PassBio: Privacy-Preserving User-Centric Biometric Authentication

TL;DR

PassBio introduces a user-centric biometric authentication scheme that allows end-users to encrypt their templates, ensuring privacy and security by preventing the server from accessing raw biometric data while enabling distance-based comparisons.

Contribution

The paper proposes a novel Threshold Predicate Encryption scheme enabling secure, privacy-preserving biometric authentication with encrypted templates and flexible distance metric evaluation.

Findings

Templates remain encrypted during authentication.

The scheme prevents template information leakage under passive and active attacks.

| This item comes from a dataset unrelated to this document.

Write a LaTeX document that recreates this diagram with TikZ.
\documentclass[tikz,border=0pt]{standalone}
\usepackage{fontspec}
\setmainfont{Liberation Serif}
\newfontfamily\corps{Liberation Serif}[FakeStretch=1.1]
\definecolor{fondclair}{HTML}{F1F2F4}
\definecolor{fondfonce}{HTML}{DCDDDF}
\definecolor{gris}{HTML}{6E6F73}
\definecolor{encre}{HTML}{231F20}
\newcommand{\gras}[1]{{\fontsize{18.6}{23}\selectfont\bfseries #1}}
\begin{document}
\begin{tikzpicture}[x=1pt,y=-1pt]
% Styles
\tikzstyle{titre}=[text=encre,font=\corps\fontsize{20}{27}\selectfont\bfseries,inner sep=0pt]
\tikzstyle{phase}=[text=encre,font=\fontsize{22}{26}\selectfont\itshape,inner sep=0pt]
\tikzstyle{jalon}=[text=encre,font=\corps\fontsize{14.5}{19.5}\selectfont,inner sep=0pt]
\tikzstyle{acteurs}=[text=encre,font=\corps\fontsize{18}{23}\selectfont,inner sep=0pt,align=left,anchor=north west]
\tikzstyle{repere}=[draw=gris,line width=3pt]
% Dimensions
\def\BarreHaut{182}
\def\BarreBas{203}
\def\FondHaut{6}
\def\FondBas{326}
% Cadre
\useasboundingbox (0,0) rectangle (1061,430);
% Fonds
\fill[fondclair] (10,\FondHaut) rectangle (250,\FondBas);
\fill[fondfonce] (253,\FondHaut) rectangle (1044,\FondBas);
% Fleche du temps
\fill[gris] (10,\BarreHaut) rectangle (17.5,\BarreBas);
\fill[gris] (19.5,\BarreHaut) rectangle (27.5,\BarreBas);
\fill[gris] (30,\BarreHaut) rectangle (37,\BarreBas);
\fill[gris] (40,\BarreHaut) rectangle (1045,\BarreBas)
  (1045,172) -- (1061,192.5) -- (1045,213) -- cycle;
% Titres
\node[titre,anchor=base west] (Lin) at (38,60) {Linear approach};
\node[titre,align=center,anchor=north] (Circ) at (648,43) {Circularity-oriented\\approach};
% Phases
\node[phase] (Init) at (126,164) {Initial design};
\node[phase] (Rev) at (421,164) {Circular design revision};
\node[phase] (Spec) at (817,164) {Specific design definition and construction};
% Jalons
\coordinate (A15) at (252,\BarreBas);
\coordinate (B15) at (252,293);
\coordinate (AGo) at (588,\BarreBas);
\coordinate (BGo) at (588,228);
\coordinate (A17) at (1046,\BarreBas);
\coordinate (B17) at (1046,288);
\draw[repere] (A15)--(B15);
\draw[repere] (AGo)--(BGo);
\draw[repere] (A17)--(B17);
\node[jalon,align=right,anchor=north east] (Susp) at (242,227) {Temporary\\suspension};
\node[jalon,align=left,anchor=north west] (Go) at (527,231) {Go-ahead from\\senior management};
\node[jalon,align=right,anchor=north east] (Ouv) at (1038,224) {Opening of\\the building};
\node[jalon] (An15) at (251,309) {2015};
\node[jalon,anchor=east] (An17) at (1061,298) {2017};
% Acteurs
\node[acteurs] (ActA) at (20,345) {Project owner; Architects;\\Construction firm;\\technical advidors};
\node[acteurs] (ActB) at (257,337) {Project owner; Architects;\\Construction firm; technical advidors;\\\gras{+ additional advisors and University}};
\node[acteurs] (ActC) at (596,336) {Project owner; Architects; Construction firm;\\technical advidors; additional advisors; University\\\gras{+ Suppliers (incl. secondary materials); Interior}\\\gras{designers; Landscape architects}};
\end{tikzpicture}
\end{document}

Supports multiple distance metrics like Hamming and Euclidean distances.

Abstract

The proliferation of online biometric authentication has necessitated security requirements of biometric templates. The existing secure biometric authentication schemes feature a server-centric model, where a service provider maintains a biometric database and is fully responsible for the security of the templates. The end-users have to fully trust the server in storing, processing and managing their private templates. As a result, the end-users' templates could be compromised by outside attackers or even the service provider itself. In this paper, we propose a user-centric biometric authentication scheme (PassBio) that enables end-users to encrypt their own templates with our proposed light-weighted encryption scheme. During authentication, all the templates remain encrypted such that the server will never see them directly. However, the server is able to determine whether the distance of two encrypted templates is within a pre-defined threshold. Our security analysis shows that no critical information of the templates can be revealed under both passive and active attacks. PassBio follows a "compute-then-compare" computational model over encrypted data. More specifically, our proposed Threshold Predicate Encryption (TPE) scheme can encrypt two vectors x and y in such a manner that the inner product of x and y can be evaluated and compared to a pre-defined threshold. TPE guarantees that only the comparison result is revealed and no key information about x and y can be learned. Furthermore, we show that TPE can be utilized as a flexible building block to evaluate different distance metrics such as Hamming distance and Euclidean distance over encrypted data. Such a compute-then-compare computational model, enabled by TPE, can be widely applied in many interesting applications such as searching over encrypted data while ensuring data security and privacy.